→ **SET EXERCISE**: Print exactly the lines from the first one down to the line that contains "dashed_lines = [1.397, 1.49]", both included, and skip the pictures.

→ **STORED DATA**:
* Begin *

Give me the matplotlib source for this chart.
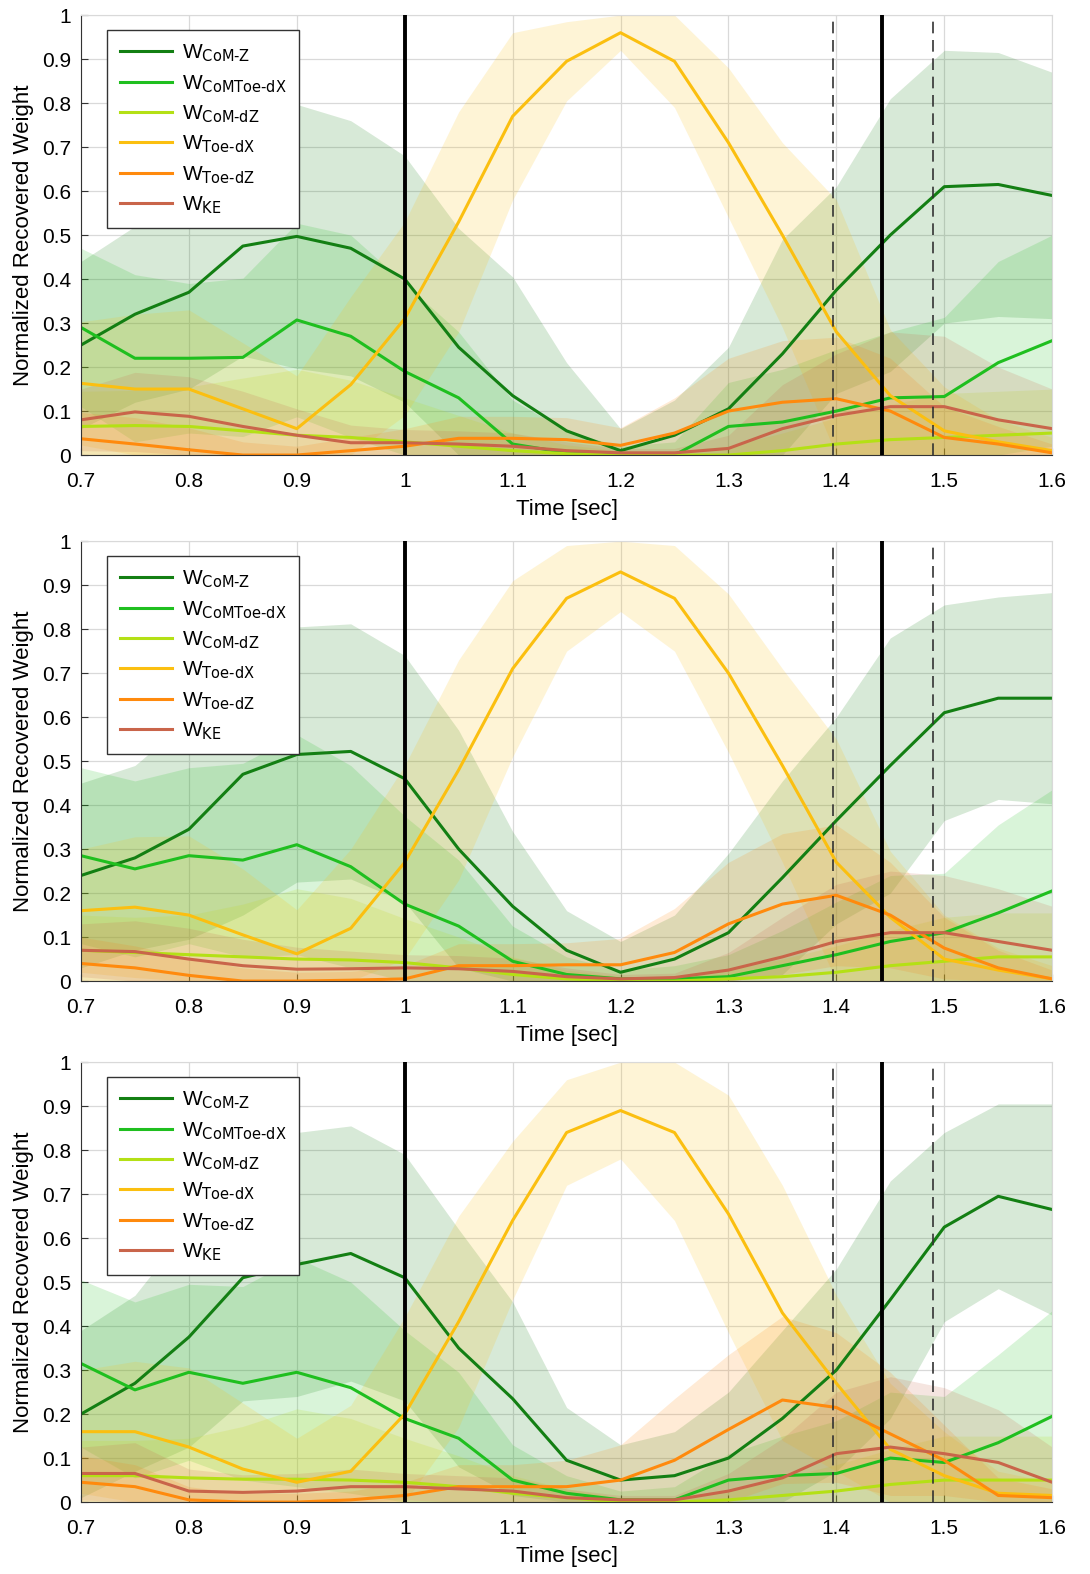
import numpy as np
import matplotlib
matplotlib.use("Agg")
import matplotlib.pyplot as plt
from matplotlib.ticker import FormatStrFormatter, MultipleLocator

plt.rcParams['font.family'] = ['Liberation Sans', 'DejaVu Sans']

time = [0.7, 0.75, 0.8, 0.85, 0.9, 0.95, 1.0, 1.05, 1.1, 1.15, 1.2,
        1.25, 1.3, 1.35, 1.4, 1.45, 1.5, 1.55, 1.6]

labels = [r'W$_{\text{CoM-Z}}$', r'W$_{\text{CoMToe-dX}}$', r'W$_{\text{CoM-dZ}}$',
          r'W$_{\text{Toe-dX}}$', r'W$_{\text{Toe-dZ}}$', r'W$_{\text{KE}}$']
colors = ['#137f13', '#1fbf1f', '#b4e015', '#fbbf10', '#ff8a0d', '#c9654a']

solid_lines = [1.0, 1.4425]
dashed_lines = [1.397, 1.49]

# ---- panel 1 ----
p1_com_z = [0.25, 0.32, 0.37, 0.475, 0.497, 0.47, 0.40, 0.245, 0.135, 0.055, 0.01,
            0.045, 0.105, 0.23, 0.375, 0.50, 0.61, 0.615, 0.59]
p1_com_z_sd = [0.19, 0.2, 0.22, 0.25, 0.30, 0.29, 0.28, 0.27, 0.27, 0.155, 0.05,
               0.08, 0.14, 0.26, 0.235, 0.31, 0.31, 0.30, 0.28]
p1_comtoe_dx = [0.29, 0.22, 0.22, 0.222, 0.307, 0.27, 0.19, 0.13, 0.025, 0.005, 0.0,
                0.0, 0.065, 0.075, 0.10, 0.13, 0.133, 0.21, 0.26]
p1_comtoe_dx_sd = [0.18, 0.19, 0.17, 0.18, 0.22, 0.23, 0.2, 0.15, 0.1, 0.05, 0.02,
                   0.03, 0.1, 0.12, 0.14, 0.15, 0.18, 0.23, 0.24]
p1_com_dz = [0.065, 0.067, 0.065, 0.055, 0.045, 0.04, 0.03, 0.02, 0.01, 0.003, 0.0,
             0.0, 0.0, 0.01, 0.025, 0.035, 0.04, 0.045, 0.05]
p1_com_dz_sd = [0.08, 0.08, 0.09, 0.12, 0.15, 0.13, 0.1, 0.07, 0.04, 0.02, 0.01,
                0.01, 0.02, 0.04, 0.06, 0.08, 0.1, 0.1, 0.1]
p1_toe_dx = [0.163, 0.15, 0.15, 0.105, 0.06, 0.16, 0.31, 0.53, 0.77, 0.895, 0.96,
             0.895, 0.71, 0.50, 0.28, 0.135, 0.055, 0.03, 0.01]
p1_toe_dx_sd = [0.14, 0.17, 0.18, 0.15, 0.12, 0.2, 0.22, 0.25, 0.19, 0.09, 0.04,
                0.105, 0.17, 0.21, 0.3, 0.15, 0.1, 0.05, 0.03]
p1_toe_dz = [0.037, 0.025, 0.012, 0.0, 0.0, 0.01, 0.02, 0.038, 0.038, 0.035, 0.022,
             0.05, 0.10, 0.12, 0.128, 0.10, 0.04, 0.025, 0.005]
p1_toe_dz_sd = [0.06, 0.06, 0.05, 0.03, 0.02, 0.03, 0.04, 0.05, 0.05, 0.05, 0.04,
                0.08, 0.12, 0.14, 0.14, 0.12, 0.07, 0.04, 0.02]
p1_ke = [0.08, 0.098, 0.088, 0.065, 0.045, 0.028, 0.028, 0.025, 0.02, 0.01, 0.005,
         0.005, 0.015, 0.06, 0.09, 0.11, 0.11, 0.08, 0.06]
p1_ke_sd = [0.07, 0.09, 0.09, 0.08, 0.06, 0.04, 0.03, 0.03, 0.03, 0.02, 0.01,
            0.01, 0.03, 0.1, 0.14, 0.17, 0.16, 0.12, 0.09]

# ---- panel 2 ----
p2_com_z = [0.24, 0.28, 0.345, 0.47, 0.515, 0.522, 0.46, 0.30, 0.17, 0.07, 0.02,
            0.05, 0.11, 0.235, 0.365, 0.49, 0.61, 0.643, 0.643]
p2_com_z_sd = [0.21, 0.21, 0.25, 0.32, 0.29, 0.29, 0.28, 0.27, 0.17, 0.09, 0.07,
               0.1, 0.18, 0.22, 0.235, 0.29, 0.245, 0.23, 0.24]
p2_comtoe_dx = [0.285, 0.255, 0.285, 0.275, 0.31, 0.26, 0.175, 0.125, 0.045, 0.015, 0.005,
                0.005, 0.01, 0.035, 0.06, 0.09, 0.11, 0.155, 0.205]
p2_comtoe_dx_sd = [0.2, 0.2, 0.2, 0.22, 0.25, 0.23, 0.2, 0.15, 0.08, 0.04, 0.02,
                   0.03, 0.05, 0.08, 0.12, 0.15, 0.135, 0.2, 0.23]
p2_com_dz = [0.07, 0.065, 0.06, 0.055, 0.05, 0.048, 0.042, 0.03, 0.015, 0.005, 0.0,
             0.0, 0.005, 0.01, 0.02, 0.035, 0.045, 0.055, 0.055]
p2_com_dz_sd = [0.08, 0.08, 0.09, 0.12, 0.16, 0.14, 0.1, 0.07, 0.04, 0.02, 0.01,
                0.01, 0.02, 0.04, 0.06, 0.08, 0.1, 0.1, 0.1]
p2_toe_dx = [0.16, 0.168, 0.15, 0.105, 0.062, 0.12, 0.27, 0.48, 0.71, 0.87, 0.93,
             0.87, 0.70, 0.49, 0.27, 0.145, 0.05, 0.025, 0.005]
p2_toe_dx_sd = [0.14, 0.16, 0.18, 0.15, 0.1, 0.18, 0.22, 0.25, 0.2, 0.12, 0.09,
                0.12, 0.18, 0.22, 0.28, 0.15, 0.1, 0.05, 0.03]
p2_toe_dz = [0.04, 0.03, 0.013, 0.0, 0.0, 0.002, 0.005, 0.035, 0.035, 0.037, 0.037,
             0.065, 0.13, 0.175, 0.195, 0.15, 0.075, 0.03, 0.005]
p2_toe_dz_sd = [0.06, 0.05, 0.04, 0.03, 0.02, 0.02, 0.03, 0.05, 0.05, 0.05, 0.06,
                0.1, 0.14, 0.16, 0.16, 0.12, 0.07, 0.04, 0.02]
p2_ke = [0.07, 0.067, 0.05, 0.035, 0.027, 0.028, 0.03, 0.028, 0.022, 0.01, 0.005,
         0.008, 0.025, 0.055, 0.09, 0.11, 0.11, 0.09, 0.07]
p2_ke_sd = [0.06, 0.07, 0.07, 0.06, 0.05, 0.04, 0.03, 0.03, 0.03, 0.02, 0.01,
            0.01, 0.04, 0.09, 0.13, 0.14, 0.13, 0.12, 0.1]

# ---- panel 3 ----
p3_com_z = [0.20, 0.27, 0.375, 0.51, 0.54, 0.565, 0.51, 0.35, 0.235, 0.095, 0.05,
            0.06, 0.10, 0.19, 0.30, 0.46, 0.625, 0.695, 0.665]
p3_com_z_sd = [0.19, 0.2, 0.25, 0.28, 0.3, 0.29, 0.28, 0.27, 0.22, 0.12, 0.08,
               0.1, 0.15, 0.2, 0.23, 0.27, 0.215, 0.21, 0.24]
p3_comtoe_dx = [0.315, 0.255, 0.295, 0.27, 0.295, 0.26, 0.19, 0.145, 0.05, 0.02, 0.005,
                0.005, 0.05, 0.06, 0.065, 0.10, 0.09, 0.135, 0.195]
p3_comtoe_dx_sd = [0.19, 0.2, 0.2, 0.22, 0.26, 0.24, 0.2, 0.15, 0.08, 0.04, 0.02,
                   0.03, 0.06, 0.09, 0.12, 0.15, 0.15, 0.2, 0.24]
p3_com_dz = [0.06, 0.06, 0.055, 0.052, 0.052, 0.05, 0.045, 0.035, 0.02, 0.01, 0.0,
             0.0, 0.005, 0.015, 0.025, 0.04, 0.05, 0.05, 0.05]
p3_com_dz_sd = [0.08, 0.08, 0.09, 0.12, 0.16, 0.14, 0.1, 0.07, 0.04, 0.02, 0.01,
                0.01, 0.02, 0.04, 0.06, 0.08, 0.1, 0.1, 0.1]
p3_toe_dx = [0.16, 0.16, 0.125, 0.075, 0.045, 0.07, 0.20, 0.41, 0.64, 0.84, 0.89,
             0.84, 0.655, 0.43, 0.27, 0.12, 0.06, 0.02, 0.015]
p3_toe_dx_sd = [0.14, 0.16, 0.18, 0.15, 0.1, 0.15, 0.22, 0.24, 0.18, 0.12, 0.11,
                0.2, 0.27, 0.29, 0.2, 0.15, 0.1, 0.05, 0.03]
p3_toe_dz = [0.045, 0.035, 0.005, 0.0, 0.0, 0.005, 0.015, 0.035, 0.035, 0.035, 0.05,
             0.095, 0.165, 0.232, 0.215, 0.155, 0.095, 0.015, 0.01]
p3_toe_dz_sd = [0.06, 0.05, 0.03, 0.02, 0.02, 0.02, 0.03, 0.05, 0.05, 0.06, 0.08,
                0.14, 0.17, 0.19, 0.17, 0.14, 0.08, 0.04, 0.02]
p3_ke = [0.065, 0.065, 0.025, 0.022, 0.025, 0.035, 0.035, 0.03, 0.025, 0.01, 0.005,
         0.005, 0.025, 0.055, 0.11, 0.125, 0.11, 0.09, 0.045]
p3_ke_sd = [0.06, 0.07, 0.05, 0.04, 0.04, 0.04, 0.03, 0.03, 0.03, 0.02, 0.01,
            0.01, 0.04, 0.09, 0.14, 0.16, 0.15, 0.12, 0.08]

panels = [
    [(p1_com_z, p1_com_z_sd), (p1_comtoe_dx, p1_comtoe_dx_sd), (p1_com_dz, p1_com_dz_sd),
     (p1_toe_dx, p1_toe_dx_sd), (p1_toe_dz, p1_toe_dz_sd), (p1_ke, p1_ke_sd)],
    [(p2_com_z, p2_com_z_sd), (p2_comtoe_dx, p2_comtoe_dx_sd), (p2_com_dz, p2_com_dz_sd),
     (p2_toe_dx, p2_toe_dx_sd), (p2_toe_dz, p2_toe_dz_sd), (p2_ke, p2_ke_sd)],
    [(p3_com_z, p3_com_z_sd), (p3_comtoe_dx, p3_comtoe_dx_sd), (p3_com_dz, p3_com_dz_sd),
     (p3_toe_dx, p3_toe_dx_sd), (p3_toe_dz, p3_toe_dz_sd), (p3_ke, p3_ke_sd)],
]

fig = plt.figure(figsize=(10.9, 15.74), dpi=100)
bottoms = [0.7109, 0.3767, 0.0457]
t = np.array(time)

for bottom, series in zip(bottoms, panels):
    ax = fig.add_axes([0.0743, bottom, 0.891, 0.2795])
    # shaded spread first, then mean lines on top
    for (mean, sd), c in zip(series, colors):
        m = np.array(mean)
        s = np.array(sd)
        ax.fill_between(t, np.clip(m - s, 0, 1), np.clip(m + s, 0, 1),
                        color=c, alpha=0.17, linewidth=0)
    for (mean, sd), c, lab in zip(series, colors, labels):
        ax.plot(t, mean, color=c, lw=2.2, label=lab)

    for x in solid_lines:
        ax.axvline(x, color='black', lw=2.8, zorder=5)
    for x in dashed_lines:
        ax.axvline(x, color='#333333', lw=1.2, ls=(0, (7, 4)), zorder=5)

    ax.set_xlim(0.7, 1.6)
    ax.set_ylim(0, 1)
    ax.xaxis.set_major_locator(MultipleLocator(0.1))
    ax.yaxis.set_major_locator(MultipleLocator(0.1))
    ax.xaxis.set_major_formatter(FormatStrFormatter('%g'))
    ax.yaxis.set_major_formatter(FormatStrFormatter('%g'))
    ax.grid(True, color='#d9d9d9', lw=0.9)
    ax.set_axisbelow(True)
    ax.tick_params(direction='in', length=5, labelsize=15, color='#333333')
    ax.tick_params(axis='x', pad=12)
    ax.tick_params(axis='y', pad=7)
    for side in ['top', 'right']:
        ax.spines[side].set_color('#d9d9d9')
    for side in ['left', 'bottom']:
        ax.spines[side].set_color('#333333')
    ax.set_xlabel('Time [sec]', fontsize=16, labelpad=6)
    ax.set_ylabel('Normalized Recovered Weight', fontsize=16, labelpad=6)

    leg = ax.legend(loc='upper left', bbox_to_anchor=(0.027, 0.966), borderaxespad=0,
                    fontsize=15, fancybox=False, edgecolor='#333333', framealpha=1,
                    handlelength=2.5, labelspacing=0.42, borderpad=0.6,
                    handletextpad=0.5)
    leg.get_frame().set_linewidth(1.0)

plt.savefig("out.png", dpi=100)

* End *

→ **RESULT FOR THIS EXERCISE**:
Give me the matplotlib source for this chart.
import numpy as np
import matplotlib
matplotlib.use("Agg")
import matplotlib.pyplot as plt
from matplotlib.ticker import FormatStrFormatter, MultipleLocator

plt.rcParams['font.family'] = ['Liberation Sans', 'DejaVu Sans']

time = [0.7, 0.75, 0.8, 0.85, 0.9, 0.95, 1.0, 1.05, 1.1, 1.15, 1.2,
        1.25, 1.3, 1.35, 1.4, 1.45, 1.5, 1.55, 1.6]

labels = [r'W$_{\text{CoM-Z}}$', r'W$_{\text{CoMToe-dX}}$', r'W$_{\text{CoM-dZ}}$',
          r'W$_{\text{Toe-dX}}$', r'W$_{\text{Toe-dZ}}$', r'W$_{\text{KE}}$']
colors = ['#137f13', '#1fbf1f', '#b4e015', '#fbbf10', '#ff8a0d', '#c9654a']

solid_lines = [1.0, 1.4425]
dashed_lines = [1.397, 1.49]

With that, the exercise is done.